Below is a detailed rebuttal of most sensationalistic Extraterrestrial/Dropa claims:

 

  1. The discovery.

    There are no mentions of 'Tsum Um Nui' (Chinese:楚聞明) anywhere; as he is supposed to have fled China and died in Japan in the 1960s; this cannot be negated by Cultural Revolution - Communist cover up theory. Also, there is no mention of the 1938 archaeological expedition to the Bayan Kara Ula range. No "Peking Academy of Pre-History" ever existed.
     

  2. Early Sources.

    The earliest mention of the story is in Erich von Däniken's infamous 1968 book, Chariots of the Gods. The book has been widely criticized as unreliable; in fact, the vast majority of names and sources appearing in the book cannot be corroborated, and no existence of the following Soviet or Chinese scholars can be found anywhere outside this story:

    1. Chu Pu Tei

    2. Tsum Um Nui

    3. Ernst Wegener

    4. Vyatcheslav Saitzev

    5. Sergei Lolladoff

    Most tellingly, Däniken gives his main source for the story as a Soviet science fiction writer Alexander Kazantsev; however Kazantsev himself disagrees with Däniken's account and says that it was Däniken who told him the story, not the other way around.
     

  3. Later Sources.

    The 1978 book Sungods in Exile "edited" by David Agamon, appeared to lend support to the story of the Dropa, but Agamon admitted in the magazine Fortean Times in 1988 that the book was fiction, and that its alleged author, a British researcher named Dr.

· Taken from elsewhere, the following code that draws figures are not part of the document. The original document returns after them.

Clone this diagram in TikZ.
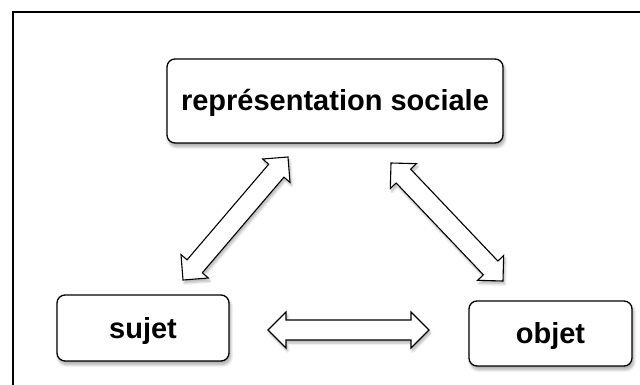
\documentclass[tikz,border=0pt]{standalone}
\usepackage{fontspec}
\setmainfont{Liberation Sans}
\usetikzlibrary{calc,shadows,shadows.blur}
\tikzset{
  frameline/.style={line width=1.3pt, line cap=rect},
  boxnode/.style={draw=black, line width=1.3pt, rounded corners=8pt, fill=white,
    inner sep=0pt, text height=23pt, text depth=3pt,
    font=\fontsize{29}{34}\selectfont\bfseries,
    blur shadow={shadow xshift=1.5pt, shadow yshift=-3.5pt, shadow opacity=35, shadow blur steps=8, shadow blur radius=3pt}},
  arrowbox/.style={draw=black, line width=1.1pt, fill=white, line join=miter,
    blur shadow={shadow xshift=1.5pt, shadow yshift=-3pt, shadow opacity=30, shadow blur steps=6, shadow blur radius=2.5pt}}
}
\newcommand\dblarrow[2]{%
  \coordinate (#1h) at ($(#1)!18pt!(#2)$);
  \coordinate (#2h) at ($(#2)!18pt!(#1)$);
  \draw[arrowbox] (#1)
    -- ($(#1h)!18pt!90:(#2)$) -- ($(#1h)!10pt!90:(#2)$)
    -- ($(#2h)!10pt!-90:(#1)$) -- ($(#2h)!18pt!-90:(#1)$)
    -- (#2)
    -- ($(#2h)!18pt!90:(#1)$) -- ($(#2h)!10pt!90:(#1)$)
    -- ($(#1h)!10pt!-90:(#2)$) -- ($(#1h)!18pt!-90:(#2)$)
    -- cycle;}
\begin{document}
\begin{tikzpicture}[x=1pt,y=-1pt]
\useasboundingbox (0,0) rectangle (640,385);
% frame
\coordinate (fbl) at (13,386);
\coordinate (ftl) at (13,12);
\coordinate (ftr) at (641,12);
\draw[frameline] (fbl) -- (ftl) -- (ftr);
% boxes
\node[boxnode, minimum width=336pt, minimum height=84pt] (rep) at (335,101) {représentation sociale};
\node[boxnode, minimum width=172pt, minimum height=66pt] (suj) at (143,328) {sujet};
\node[boxnode, minimum width=163pt, minimum height=65pt] (obj) at (550.5,333.5) {objet};
% arrow ends
\coordinate (la) at (183,280);
\coordinate (lb) at (288,157);
\coordinate (ra) at (391,163);
\coordinate (rb) at (503,281);
\coordinate (ha) at (268,330);
\coordinate (hb) at (429,330);
\dblarrow{la}{lb}
\dblarrow{ra}{rb}
\dblarrow{ha}{hb}
\end{tikzpicture}
\end{document}
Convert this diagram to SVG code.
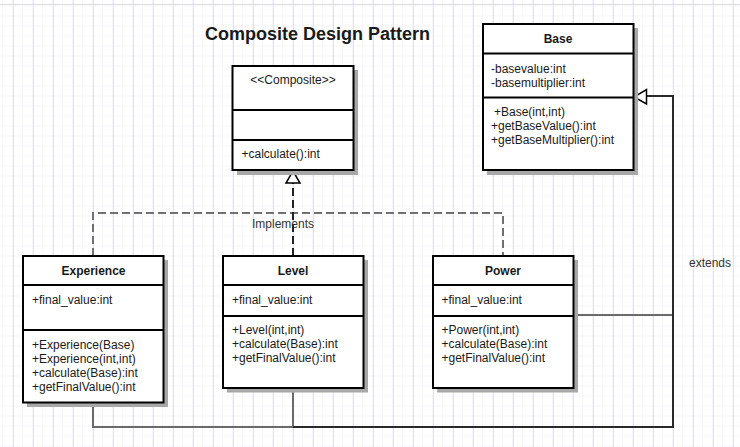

Karyl Robin-Evans, was imaginary. Some websites claim to show a photo of Dr Robin-Evans with the Dalai Lama. A frail, old man assisted by the current Dalai Lama, the photograph is quite recent and can not be Dr Robin-Evans - who supposedly died in 1978, according to Hartwig Hausdorf.
     

  4. Translation.

    There is absolutely no precedent for a completely unknown language being successfully deciphered. All lost ancient languages have been rediscovered only because they survived in forms familiar to scientists. Even in such cases, deciphering and understanding these older language forms and their scripts has usually taken decades for multiple teams of highly competent linguists, and details of their findings are constantly being reexamined and updated.

     

    Many ancient scripts (notably Linear A from the island of Crete and Rongorongo from Easter Island), have defied deciphering precisely because they cannot be linked to any known language. Given these facts, there would be even greater difficulties in translating a truly extraterrestrial language. It is therefore highly unlikely that a single Chinese scholar with no reported background in linguistics could single-handedly decipher an alien script or language in his spare time.
     

  5. The Disks.

    All that exists of the supposed alien disks are several wide-angle photographs. The disks photographed, firstly, do not match the described "30 cm disks"; the disks photographed are very large. Secondly, the photos show none of the supposed deep grooves. Finally, absolutely no photos, descriptions, analyses or any other evidence of the actual 'alien script' appear anywhere at all.
     

  6. The Evidence.

    The disks were supposedly stored in several museums in China. None of these museums report any traces of these disks, nor can any be found of those supposedly sent to USSR for analysis.
     

  7. The Dropa Tribe.

    While reported to be a tribe of feeble dwarfs, in actuality the Dropas are nomadic herders who inhabit most of the northern Tibetan Plateau. The Ham are also inhabitants of Tibet, and traditionally have supplied Tibet's warriors: many of the 13th Dalai Lama's bodyguards during his escape from the Chinese invasion were Ham Tibetans.

     

    The word "Dropa", according to Creighton, describes the nomadic residents of Tibetan highlands, and can be roughly translated as "solitude" or "isolated". Furthermore, Creighton described the Dropa as bearing no resemblance to "troglodytes", or as stunted; on the contrary, they tend to be rather large and sturdy, befitting their occupation as herders. (Richie, 95-96).